General trends in the IT industry

Understanding the general trends in the IT industry is important when giving advice on which technology to invest in. Without this understanding, it is easy to get lured by technology that seems quasi-magic now but within a year is obsolete. That is why we at Hollings Associates Limited are constantly studying the industry and feel confident recommending technology to our clients.
The following is a summary of the general trends we have observed and studied in the IT industry of today.

Smaller, Faster, Cheaper, Better!

The information technology industry is advancing exponentially. All changes move towards smaller, faster, cheaper and better technology. Already notebook computers, weighing only four pounds, surpass the power that mainframes had 20 years ago. By the year 2000, a single microprocessor will surpass today's mainframes in raw power. Hardware prices have dropped and are continuing to drop at a staggering rate. Three years ago the price of sixteen megabytes of RAM was almost $ 1,000 today it is little more than $ 100.
Not only are old ideas being improved, but new technologies are emerging like the Internet which has had as profound an effect on the world as the invention of the microchip. E-mail, duplex phone conversations, and soon, video-conferencing can and will be globally available to individuals for the price of a local phone call.

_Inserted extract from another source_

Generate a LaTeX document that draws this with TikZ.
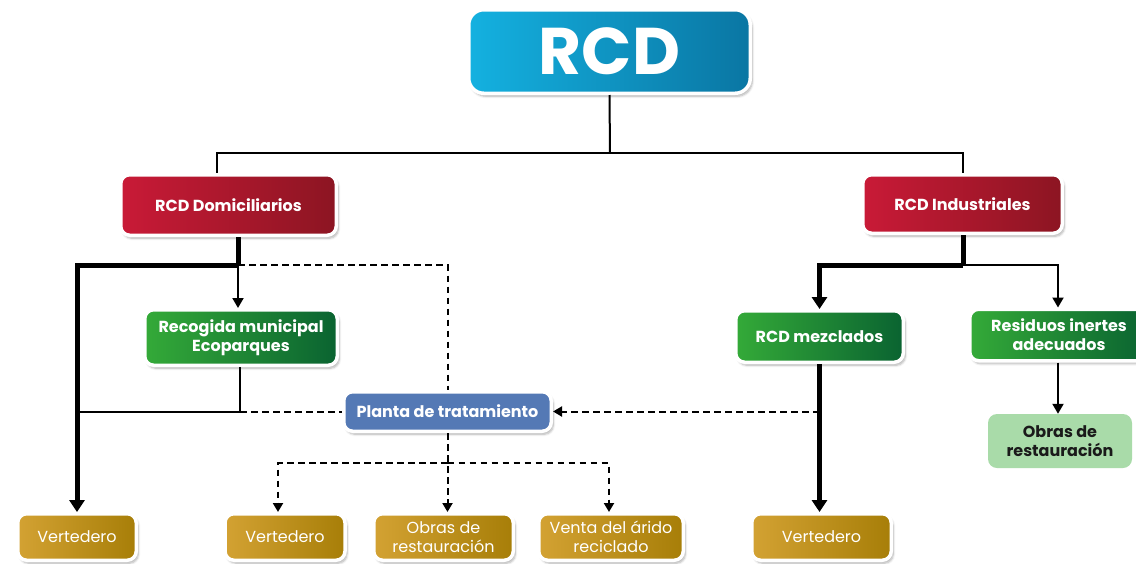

From large companies to the home user, people are realizing that the emerging technology enables them to be much more productive because it is integrated. Instead of having a list of contacts in your phone book, information on clients in your accounting software and email addresses of friends in your mailing program, all these sources of data can now be combined into one database resulting in the three programs being integrated.
Large companies are merging business processes with their accounting systems. Software producers are creating integrated productivity packages like Microsoft Office. Small companies are connecting their main databases to the Internet to allow customers and suppliers to access them. These are only a few examples of this general trend that will surely progress to maximize the productivity of people using information technology.


With integration comes a need for a common language between separate software programs, networked PC's, servers on the Internet, and even just people. The trend of integration has thus given birth to the trend of standardization.
Objecting Linking and Embedding (OLE) and Visual Basic for Applications (VBA) are examples of standards for the Windows operating system. TCP/IP and Hyper-Text Markup Language (HTML) have become standards for the Internet. A new developing environment called Java allows programs written in it to run on any operating system (Windows, Unix, Mac OS, etc.)
Similar to speaking a common language, embracing the standards of the industry enable a company to integrate with business partners. Recognizing these standards allows software programs, different computers, and people to communicate more effectively.

Future Outlook

Mark Anderson, the founder of Strategic News Services, claims that "in this next year we will see more advances in computing than we have seen in a decade. And the real revolution - in communications - will be unmatched by any prior advance in our lifetimes."
Those in the computer or telecommunications industries will likely be involved with creating these changes. But even those who don't own a computer will find their lives affected in significant ways by these advances.
If you are the owner of a business, effective use of the emerging technology is a matter of survival. We at Hollings Associates Ltd. not only want you to survive, but will help you excel.